Chinese police shot dead eight people during a “terrorist attack” in the western region of Xinjiang on Monday, the government said, raising the death toll from violent clashes there to at least 35 since November.
The attack happened in Yarkand county close to the old Silk Road city of Kashgar in Xinjiang’s south, the regional government said in a statement on its news website (www.ts.cn).
“At around 6:30am, nine thugs carrying knives attacked a police station in Kashgar’s Yarkand county, throwing explosive devices and setting police cars on fire,” it said.
“The police took decisive measures, shooting dead eight and capturing one,” it added, labelling the incident a “violent terrorist attack” which was being investigated.

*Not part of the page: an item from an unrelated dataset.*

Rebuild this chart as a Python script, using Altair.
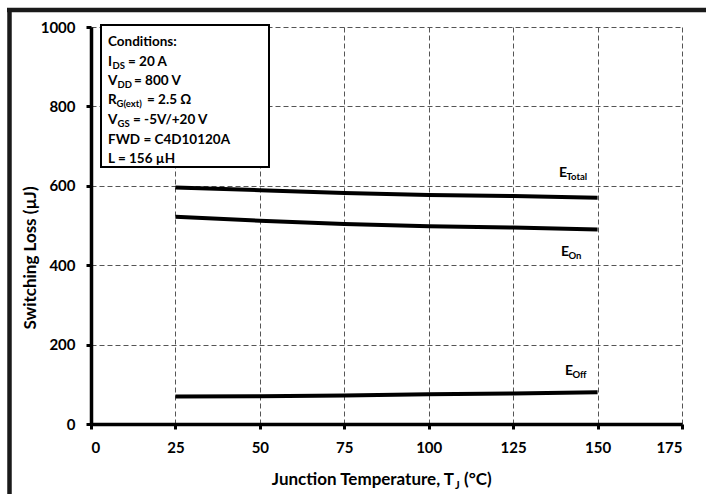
import altair as alt
import pandas as pd

# ---- data ----
temps = [25, 50, 75, 100, 125, 150]
e_total = [596, 589, 582, 577, 574, 570]
e_on = [522, 512, 504, 498, 495, 490]
e_off = [69, 70, 72, 75, 77, 80]

x_ticks = [0, 25, 50, 75, 100, 125, 150, 175]
y_ticks = [0, 200, 400, 600, 800, 1000]

# ---- layout helpers (plot area in pixels) ----
W, H = 591, 397
PL, PT = 91, 27
XMAX, YMAX = 175, 1000


def xd(px):
    return (px - PL) / W * XMAX


def yd(py):
    return (PT + H - py) / H * YMAX


FONT = "Lato"

rows = []
for name, vals in [("E_Total", e_total), ("E_On", e_on), ("E_Off", e_off)]:
    for t, v in zip(temps, vals):
        rows.append({"T": t, "E": v, "series": name})
df = pd.DataFrame(rows)

x_scale = alt.Scale(domain=[0, XMAX], nice=False, zero=False)
y_scale = alt.Scale(domain=[0, YMAX], nice=False, zero=False)

base = alt.Chart(df)

lines = base.mark_line(color="black", strokeWidth=4).encode(
    x=alt.X("T:Q", scale=x_scale,
            axis=alt.Axis(values=x_ticks, title=None, grid=True, format="d")),
    y=alt.Y("E:Q", scale=y_scale,
            axis=alt.Axis(values=y_ticks, title=None, grid=True, format="d")),
    detail="series:N",
)

# conditions box
box_df = pd.DataFrame({"x1": [xd(101)], "x2": [xd(269)],
                       "y1": [yd(25)], "y2": [yd(167)]})
box = alt.Chart(box_df).mark_rect(fill="white", stroke="black", strokeWidth=2).encode(
    x=alt.X("x1:Q", scale=x_scale), x2="x2:Q",
    y=alt.Y("y1:Q", scale=y_scale), y2="y2:Q",
)

# text pieces: (text, px, baseline py, size)
main_size = 13.5
sub_size = 9.5
pieces = [
    ("Conditions:", 108, 46, main_size),
    ("I", 108, 65.5, main_size), ("DS", 112.5, 68.5, sub_size), ("= 20 A", 128, 65.5, main_size),
    ("V", 108, 85, main_size), ("DD", 117.5, 88, sub_size), ("= 800 V", 134, 85, main_size),
    ("R", 108, 104, main_size), ("G(ext)", 116.5, 107, sub_size), ("= 2.5 Ω", 147, 104, main_size),
    ("V", 108, 124, main_size), ("GS", 117.5, 127, sub_size), ("= -5V/+20 V", 133, 124, main_size),
    ("FWD = C4D10120A", 108, 144, main_size),
    ("L = 156 µH", 108, 163, main_size),
    # curve labels
    ("E", 559, 176.5, 14), ("Total", 566.5, 179.5, 9.5),
    ("E", 561, 256, 14), ("On", 568.5, 259, 9.5),
    ("E", 565, 375, 14), ("Off", 572.5, 378, 9.5),
    # x-axis title
    ("J", 455, 489, 11),
    ("(°C)", 464, 485, 17),
]
txt_df = pd.DataFrame([{"t": t, "x": xd(px), "y": yd(py), "s": s} for t, px, py, s in pieces])
texts = alt.Chart(txt_df).mark_text(
    align="left", baseline="alphabetic", font=FONT, fontWeight="bold", color="black"
).encode(
    x=alt.X("x:Q", scale=x_scale), y=alt.Y("y:Q", scale=y_scale),
    text="t:N", size=alt.Size("s:Q", scale=None, legend=None),
)

xtitle_df = pd.DataFrame({"t": ["Junction Temperature, T"], "x": [xd(454)], "y": [yd(485)]})
xtitle = alt.Chart(xtitle_df).mark_text(
    align="right", baseline="alphabetic", font=FONT, fontWeight="bold", fontSize=17, color="black"
).encode(x=alt.X("x:Q", scale=x_scale), y=alt.Y("y:Q", scale=y_scale), text="t:N")

ytitle_df = pd.DataFrame({"t": ["Switching Loss (µJ)"], "x": [xd(36)], "y": [yd(258)]})
ytitle = alt.Chart(ytitle_df).mark_text(
    align="center", baseline="alphabetic", angle=270, font=FONT, fontWeight="bold",
    fontSize=17, color="black"
).encode(x=alt.X("x:Q", scale=x_scale), y=alt.Y("y:Q", scale=y_scale), text="t:N")

# decorative frame of the screenshot (top and left edges)
one = pd.DataFrame({"a": [0]})
frame_top = alt.Chart(one).mark_rule(color="#1a1a1a", strokeWidth=4.5).encode(
    x=alt.value(-84), x2=alt.value(706 - PL), y=alt.value(10 - PT))
frame_left = alt.Chart(one).mark_rule(color="#1a1a1a", strokeWidth=4.5).encode(
    x=alt.value(9.5 - PL), y=alt.value(8 - PT), y2=alt.value(494 - PT))

chart = alt.layer(lines, box, texts, xtitle, ytitle, frame_top, frame_left).properties(
    width=W, height=H,
    autosize=alt.AutoSizeParams(type="none"),
    padding={"left": PL, "top": PT, "right": 706 - PL - W, "bottom": 494 - PT - H},
    background="white",
).configure_view(stroke=None).configure_axis(
    domainColor="black", domainWidth=3.5,
    tickColor="black", tickWidth=3, tickSize=5,
    gridColor="#555555", gridDash=[5, 3], gridWidth=1, gridOpacity=1,
    labelFont=FONT, labelFontWeight="bold", labelFontSize=15, labelColor="black",
).configure_axisY(labelPadding=11).configure_axisX(labelPadding=11)

chart.save("out.html", embed_options={"renderer": "svg", "actions": False})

Xinjiang is home to a Turkic-speaking, Muslim people known as Uighurs, some of whom resent what they see as oppressive treatment by the government.

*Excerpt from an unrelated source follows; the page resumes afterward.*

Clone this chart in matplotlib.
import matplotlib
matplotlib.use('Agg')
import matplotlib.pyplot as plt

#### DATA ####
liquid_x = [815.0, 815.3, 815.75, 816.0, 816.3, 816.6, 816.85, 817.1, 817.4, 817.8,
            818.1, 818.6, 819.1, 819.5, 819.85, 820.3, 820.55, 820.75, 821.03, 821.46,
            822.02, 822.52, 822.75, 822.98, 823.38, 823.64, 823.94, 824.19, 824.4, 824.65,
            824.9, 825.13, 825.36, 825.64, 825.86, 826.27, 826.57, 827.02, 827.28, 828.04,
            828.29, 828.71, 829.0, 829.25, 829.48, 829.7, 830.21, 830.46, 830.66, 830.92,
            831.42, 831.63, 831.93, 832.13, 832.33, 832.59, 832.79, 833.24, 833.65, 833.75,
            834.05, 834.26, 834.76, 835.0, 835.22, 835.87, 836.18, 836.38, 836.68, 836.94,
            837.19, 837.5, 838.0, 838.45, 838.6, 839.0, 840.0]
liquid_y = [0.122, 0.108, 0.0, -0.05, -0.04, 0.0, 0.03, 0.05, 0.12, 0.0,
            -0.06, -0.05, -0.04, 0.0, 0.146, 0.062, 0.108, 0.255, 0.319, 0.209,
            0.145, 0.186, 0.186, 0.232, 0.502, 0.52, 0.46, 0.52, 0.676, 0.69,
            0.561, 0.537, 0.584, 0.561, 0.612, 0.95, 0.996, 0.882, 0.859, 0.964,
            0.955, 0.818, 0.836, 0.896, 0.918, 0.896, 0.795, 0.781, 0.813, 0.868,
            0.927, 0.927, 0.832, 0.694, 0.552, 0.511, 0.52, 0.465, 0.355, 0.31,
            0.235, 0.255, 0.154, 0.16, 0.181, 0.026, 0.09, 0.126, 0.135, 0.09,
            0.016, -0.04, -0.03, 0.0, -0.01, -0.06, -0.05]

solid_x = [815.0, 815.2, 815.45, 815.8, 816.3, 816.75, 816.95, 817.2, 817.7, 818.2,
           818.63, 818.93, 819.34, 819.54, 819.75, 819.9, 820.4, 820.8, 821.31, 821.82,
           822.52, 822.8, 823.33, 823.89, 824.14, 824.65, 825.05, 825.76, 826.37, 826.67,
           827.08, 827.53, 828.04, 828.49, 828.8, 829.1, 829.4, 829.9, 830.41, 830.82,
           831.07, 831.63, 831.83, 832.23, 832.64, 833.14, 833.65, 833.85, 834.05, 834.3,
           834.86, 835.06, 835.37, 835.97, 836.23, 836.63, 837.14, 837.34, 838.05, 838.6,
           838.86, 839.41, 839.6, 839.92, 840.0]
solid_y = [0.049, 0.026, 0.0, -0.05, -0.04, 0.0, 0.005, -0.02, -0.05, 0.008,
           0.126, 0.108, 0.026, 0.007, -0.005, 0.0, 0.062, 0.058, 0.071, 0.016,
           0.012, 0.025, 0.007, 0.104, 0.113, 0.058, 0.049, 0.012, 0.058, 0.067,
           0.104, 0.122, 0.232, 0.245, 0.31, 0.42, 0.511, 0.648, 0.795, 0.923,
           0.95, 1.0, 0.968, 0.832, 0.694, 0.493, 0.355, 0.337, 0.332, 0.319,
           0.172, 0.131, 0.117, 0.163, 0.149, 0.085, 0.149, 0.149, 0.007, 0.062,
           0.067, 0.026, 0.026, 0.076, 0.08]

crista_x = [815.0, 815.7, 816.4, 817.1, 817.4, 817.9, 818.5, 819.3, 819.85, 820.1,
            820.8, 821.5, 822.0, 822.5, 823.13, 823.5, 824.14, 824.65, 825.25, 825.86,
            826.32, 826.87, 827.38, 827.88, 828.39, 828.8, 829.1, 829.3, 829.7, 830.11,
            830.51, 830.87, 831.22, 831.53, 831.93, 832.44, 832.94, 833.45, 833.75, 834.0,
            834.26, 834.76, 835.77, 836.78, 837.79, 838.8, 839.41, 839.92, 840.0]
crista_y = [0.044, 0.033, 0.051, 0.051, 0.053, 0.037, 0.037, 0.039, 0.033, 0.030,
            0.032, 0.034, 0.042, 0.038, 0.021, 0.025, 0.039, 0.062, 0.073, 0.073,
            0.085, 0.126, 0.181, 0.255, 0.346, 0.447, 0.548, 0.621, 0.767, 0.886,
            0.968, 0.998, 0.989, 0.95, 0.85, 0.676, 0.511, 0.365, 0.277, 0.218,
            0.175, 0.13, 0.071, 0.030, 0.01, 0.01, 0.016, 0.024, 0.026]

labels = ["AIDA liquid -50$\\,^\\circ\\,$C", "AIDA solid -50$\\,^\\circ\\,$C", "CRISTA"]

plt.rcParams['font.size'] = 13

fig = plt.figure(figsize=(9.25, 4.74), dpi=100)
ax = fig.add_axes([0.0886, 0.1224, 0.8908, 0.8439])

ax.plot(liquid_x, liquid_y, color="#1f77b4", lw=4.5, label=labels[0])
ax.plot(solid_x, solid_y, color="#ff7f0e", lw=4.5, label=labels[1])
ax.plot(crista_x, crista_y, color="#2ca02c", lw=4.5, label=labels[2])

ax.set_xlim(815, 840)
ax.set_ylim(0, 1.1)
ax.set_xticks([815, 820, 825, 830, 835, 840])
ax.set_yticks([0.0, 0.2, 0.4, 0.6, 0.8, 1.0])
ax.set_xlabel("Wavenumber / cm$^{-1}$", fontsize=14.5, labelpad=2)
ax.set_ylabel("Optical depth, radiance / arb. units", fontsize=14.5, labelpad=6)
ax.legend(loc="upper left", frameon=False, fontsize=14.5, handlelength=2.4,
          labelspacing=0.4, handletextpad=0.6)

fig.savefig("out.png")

At least 91 people, including several police officers, have been killed in violence in Xinjiang since April, according to state media reports.
This month, police shot and killed 14 people during a riot near Kashgar in which two policemen were also killed.
In a similar outburst of violence, at least nine civilians and two policemen were killed when a group of people armed with axes and knives attacked a police station, also near Kashgar, last month, state media has said.
China has previously blamed some of the violence in Xinjiang on Islamist militants plotting holy war.